I would say go for the phosguard. It is pretty cheap and once your phosphate issue is under control it last for a long time. Initially my tank was a mess cyano covering the sand bed and green hair algae all over everything. I added a reactor with phosguard and within 3 days I noticed a huge difference. If your going from high phosphates I would follow the recommended dose but change it after a week or so. After that it should last you 4-6 weeks depending on feedings. I have a 40b reef too btw
 
And to answer your other question. I did not have any negative effects on my frogspawn, hammer, zoas, chalice, birdsnest, or mushrooms. I didnt have a torch at the time so I cant speak to that.
 
I don't have the space to add a reactor. This would be strictly for adding a little to the FLUVAL 50. I am asking would it work in there in a mesh bag if I was to use the Phosguard.
 
Yeah it will work. Its not the most efficient/effective way but as long as you can get flow through it it will work. I ran it passively for a while before I got my reactor. I've never used a fluval 50 before so I don't know what the look like inside.
 
Yeah it will work. Its not the most efficient/effective way but as long as you can get flow through it it will work. I ran it passively for a while before I got my reactor. I've never used a fluval 50 before so I don't know what the look like inside.
Just a 3 stage plastic filter basket holder for a sponge, carbon bag, and C nodes typically.
 
our algae challenge cure threads run just under 200 pages and we never checked phosphate nor nitrate. we cured algae wo knowing or chasing nutrients. Where a cloudy sandbed exists, we do like to fully clean and reset those (highest nutrient sink in our tanks typically)

you have a direct kill option, not being used here, that comprises hundreds and hundreds of successful before and after pics. the toothbrushing is only half the kill option.

In nature, low levels of N and P don't control algae, only grazers do. You can easily bleach corals or not bleach them if the lucky balance + feeding is attained, when using only nutrient controls to battle gha issues. Relying on nutrient controls as the primary method of control is the #1 reason we have recurring algae challenge problems 30 yrs into the hobby, we were told that direct action wont work, but it does, and our threads grow. My own tank is now immune to gha, that once challenged it, only through direct action for a couple mos. You do not have to chase nutients to be algae free, another option exists. pair the two = powerful quick results.

though the masses will always gravitate towards nutrient management as the sole means of algae control, its really hard to make giant threads showing consistent cures that way. Lots of coral loss becomes part of those threads as they grow, but in the targeting method we use I think there was zero coral loss due to our method in all the pages, and turnaround was quick...as in a few days for first initial cleanup + good sustain where we aren't having to clean constantly. the dirty sandbed is how I attacked nutrients in those threads, but we didn't need to measure or know them.
 
I've used phosguard for a while. One thing you mentioned above that I want to address is DO NOT tumble it. Phosguard is a bit different than gfo in that regard. You want gfo to tumble, but you do NOT want phosguard to tumble. HTH
 
I've used phosguard for a while. One thing you mentioned above that I want to address is DO NOT tumble it. Phosguard is a bit different than gfo in that regard. You want gfo to tumble, but you do NOT want phosguard to tumble. HTH
Thanks for that tip. Much appreciated.
 
In nature, low levels of N and P don't control algae, only grazers do. .

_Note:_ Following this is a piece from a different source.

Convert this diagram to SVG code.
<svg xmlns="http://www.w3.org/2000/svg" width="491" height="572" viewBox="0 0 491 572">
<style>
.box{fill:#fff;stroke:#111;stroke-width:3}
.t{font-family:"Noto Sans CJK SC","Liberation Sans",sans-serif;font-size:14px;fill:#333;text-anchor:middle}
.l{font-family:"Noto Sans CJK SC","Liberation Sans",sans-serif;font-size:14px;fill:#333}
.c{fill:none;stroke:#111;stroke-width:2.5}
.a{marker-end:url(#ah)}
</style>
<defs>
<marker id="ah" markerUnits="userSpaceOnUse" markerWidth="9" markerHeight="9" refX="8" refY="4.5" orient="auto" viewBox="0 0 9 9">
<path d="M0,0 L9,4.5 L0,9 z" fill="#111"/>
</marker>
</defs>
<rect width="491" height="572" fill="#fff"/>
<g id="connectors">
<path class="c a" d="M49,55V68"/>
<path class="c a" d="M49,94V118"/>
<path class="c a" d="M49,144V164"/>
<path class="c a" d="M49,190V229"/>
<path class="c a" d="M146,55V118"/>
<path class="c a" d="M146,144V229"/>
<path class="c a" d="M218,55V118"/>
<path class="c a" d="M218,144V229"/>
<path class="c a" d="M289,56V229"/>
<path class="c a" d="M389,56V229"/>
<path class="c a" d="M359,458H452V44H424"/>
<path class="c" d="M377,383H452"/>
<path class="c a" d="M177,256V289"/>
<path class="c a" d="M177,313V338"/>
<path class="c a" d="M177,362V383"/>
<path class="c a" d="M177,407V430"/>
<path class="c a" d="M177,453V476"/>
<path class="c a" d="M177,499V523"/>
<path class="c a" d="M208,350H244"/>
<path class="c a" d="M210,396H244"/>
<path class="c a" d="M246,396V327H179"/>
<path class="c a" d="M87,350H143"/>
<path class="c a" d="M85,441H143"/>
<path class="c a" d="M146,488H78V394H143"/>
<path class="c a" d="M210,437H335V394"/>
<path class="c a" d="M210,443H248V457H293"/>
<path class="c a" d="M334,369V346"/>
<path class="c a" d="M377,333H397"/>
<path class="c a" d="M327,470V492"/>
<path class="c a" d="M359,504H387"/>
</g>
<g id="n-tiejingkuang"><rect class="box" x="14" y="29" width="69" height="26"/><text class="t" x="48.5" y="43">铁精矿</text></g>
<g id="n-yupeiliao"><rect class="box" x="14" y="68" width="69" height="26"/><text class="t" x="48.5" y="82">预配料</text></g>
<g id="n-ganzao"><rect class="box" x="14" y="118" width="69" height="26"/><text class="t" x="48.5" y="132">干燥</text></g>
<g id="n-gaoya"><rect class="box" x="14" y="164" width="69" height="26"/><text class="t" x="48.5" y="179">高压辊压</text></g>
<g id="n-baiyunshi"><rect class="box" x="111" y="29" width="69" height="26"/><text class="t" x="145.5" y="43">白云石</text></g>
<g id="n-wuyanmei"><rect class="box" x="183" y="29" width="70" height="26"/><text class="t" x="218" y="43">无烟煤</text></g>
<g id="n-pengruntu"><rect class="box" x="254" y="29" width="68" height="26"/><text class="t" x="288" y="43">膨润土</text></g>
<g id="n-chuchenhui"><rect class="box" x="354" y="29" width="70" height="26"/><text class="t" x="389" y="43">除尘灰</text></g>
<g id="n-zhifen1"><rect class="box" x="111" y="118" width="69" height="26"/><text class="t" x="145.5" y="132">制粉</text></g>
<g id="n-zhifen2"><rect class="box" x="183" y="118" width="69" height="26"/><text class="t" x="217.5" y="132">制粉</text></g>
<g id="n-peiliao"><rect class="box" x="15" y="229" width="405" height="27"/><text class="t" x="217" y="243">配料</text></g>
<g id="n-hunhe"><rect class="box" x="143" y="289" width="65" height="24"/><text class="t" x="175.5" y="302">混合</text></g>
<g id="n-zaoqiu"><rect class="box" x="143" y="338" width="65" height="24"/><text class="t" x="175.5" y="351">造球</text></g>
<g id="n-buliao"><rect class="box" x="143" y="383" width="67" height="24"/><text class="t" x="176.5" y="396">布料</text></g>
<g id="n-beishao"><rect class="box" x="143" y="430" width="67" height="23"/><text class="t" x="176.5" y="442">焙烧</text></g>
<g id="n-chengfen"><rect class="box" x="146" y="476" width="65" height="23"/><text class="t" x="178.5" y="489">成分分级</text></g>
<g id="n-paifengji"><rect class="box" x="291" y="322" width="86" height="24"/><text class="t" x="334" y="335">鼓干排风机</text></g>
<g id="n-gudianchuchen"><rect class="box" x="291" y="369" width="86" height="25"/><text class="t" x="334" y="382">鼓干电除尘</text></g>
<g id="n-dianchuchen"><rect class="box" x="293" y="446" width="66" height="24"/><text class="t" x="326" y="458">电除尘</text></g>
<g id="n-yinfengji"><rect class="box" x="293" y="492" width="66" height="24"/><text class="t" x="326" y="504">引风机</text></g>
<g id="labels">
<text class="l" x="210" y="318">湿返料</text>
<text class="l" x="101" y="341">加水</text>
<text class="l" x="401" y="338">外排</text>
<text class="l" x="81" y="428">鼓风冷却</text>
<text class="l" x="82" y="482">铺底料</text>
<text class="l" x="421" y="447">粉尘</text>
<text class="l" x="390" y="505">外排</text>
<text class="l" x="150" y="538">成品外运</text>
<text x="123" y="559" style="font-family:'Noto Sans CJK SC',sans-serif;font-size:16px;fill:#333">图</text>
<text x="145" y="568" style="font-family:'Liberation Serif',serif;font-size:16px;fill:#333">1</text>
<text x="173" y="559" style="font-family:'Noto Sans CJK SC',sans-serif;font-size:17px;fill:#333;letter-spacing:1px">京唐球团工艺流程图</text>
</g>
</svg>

That's just not true. The growth of algae on reefs is typically N or P limited. Grazers also control algae, but adding nutrients (eutrophication) can cause algae to gain the upper hand in natural reefs. Many studies show this.
 
Ive combed through plenty of studies you can find as well about boxing off portions of the reef, blocking grazers, and then algae grows in the box. grazer modulation is accurately stated.

they were studies off google scholar
Every link I did see showed algae dominance on the reef solely with grazer loss / death etc.

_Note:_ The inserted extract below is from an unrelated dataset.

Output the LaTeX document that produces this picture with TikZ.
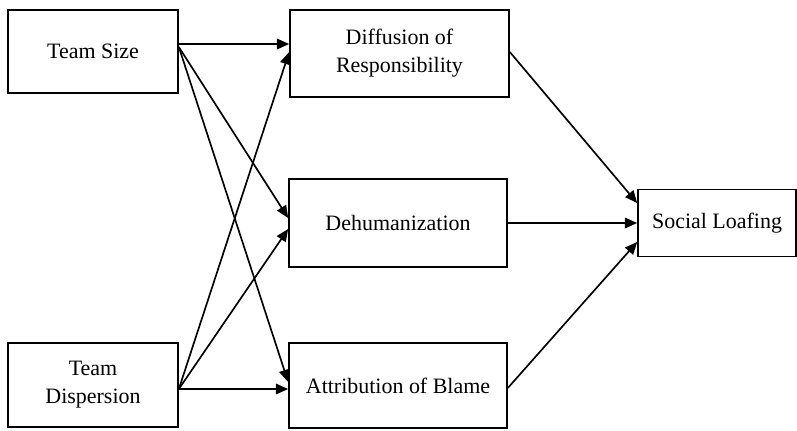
\documentclass[tikz,border=0pt]{standalone}
\usepackage{fontspec}
\setmainfont{Liberation Serif}
\usepackage{tikz}
\usetikzlibrary{arrows.meta}
\usetikzlibrary{calc}

\begin{document}
\begin{tikzpicture}[x=0.02cm,y=-0.02cm,-{Triangle[length=7pt,width=6pt]},line width=0.95pt]
	\tikzstyle{box}=[draw=black, fill=white, text=black, rectangle, align=center, font=\fontsize{12.5}{16}\selectfont, inner sep=0pt]
	\useasboundingbox (0,0) rectangle (797,430);
		\node[box, minimum width=170*0.02cm, minimum height=83*0.02cm] (size) at (93,51.5) {Team Size};
		\node[box, minimum width=170*0.02cm, minimum height=84*0.02cm] (disp) at (93,385) {Team\\Dispersion};
		\node[box, minimum width=219*0.02cm, minimum height=87*0.02cm] (diff) at (399.5,53.5) {Diffusion of\\Responsibility};
		\node[box, minimum width=218*0.02cm, minimum height=88*0.02cm] (dehum) at (398,223) {Dehumanization};
		\node[box, minimum width=218*0.02cm, minimum height=85*0.02cm] (blame) at (398,385.5) {Attribution of Blame};
		\node[box, minimum width=158*0.02cm, minimum height=67*0.02cm] (loaf) at (717,223) {Social Loafing};
		\draw ($(size.east)+(0,-7.5)$) -- ($(diff.west)+(0,-9.5)$);
		\draw ($(size.east)+(0,-4.5)$) -- ($(dehum.west)+(0,-5)$);
		\draw ($(size.east)+(0,-4.5)$) -- ($(blame.west)+(0,-3.5)$);
		\draw ($(disp.east)+(0,4)$) -- ($(diff.west)+(0,-1.5)$);
		\draw ($(disp.east)+(0,4)$) -- ($(dehum.west)+(0,6)$);
		\draw ($(disp.east)+(0,4)$) -- ($(blame.west)+(0,3.5)$);
		\draw ($(diff.east)+(0,-1.5)$) -- ($(loaf.west)+(0,-20)$);
		\draw (dehum.east) -- (loaf.west);
		\draw ($(blame.east)+(0,2.5)$) -- ($(loaf.west)+(0,19)$);
\end{tikzpicture}
\end{document}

the greater takeaway is the physical action that can be modified here to stop the algae, don't have to do anything with silicates or po4 within reasonable levels.

I typed in google scholar "nutrient limited algae growth on the coral reef" and every study on first page involved how grazers modulate primary production.

So I go and search it for ways that nutrients specifically stop algae growth on the reef when grazers do not factor, so I searched " algae growth in oligotrophic conditions"

http://aem.asm.org/content/61/6/2439.short

and a litany of counter feeding options comes up to show that by and large, algae grow in any condition and our algae cure threads got the best turnaround focusing on grazing as well.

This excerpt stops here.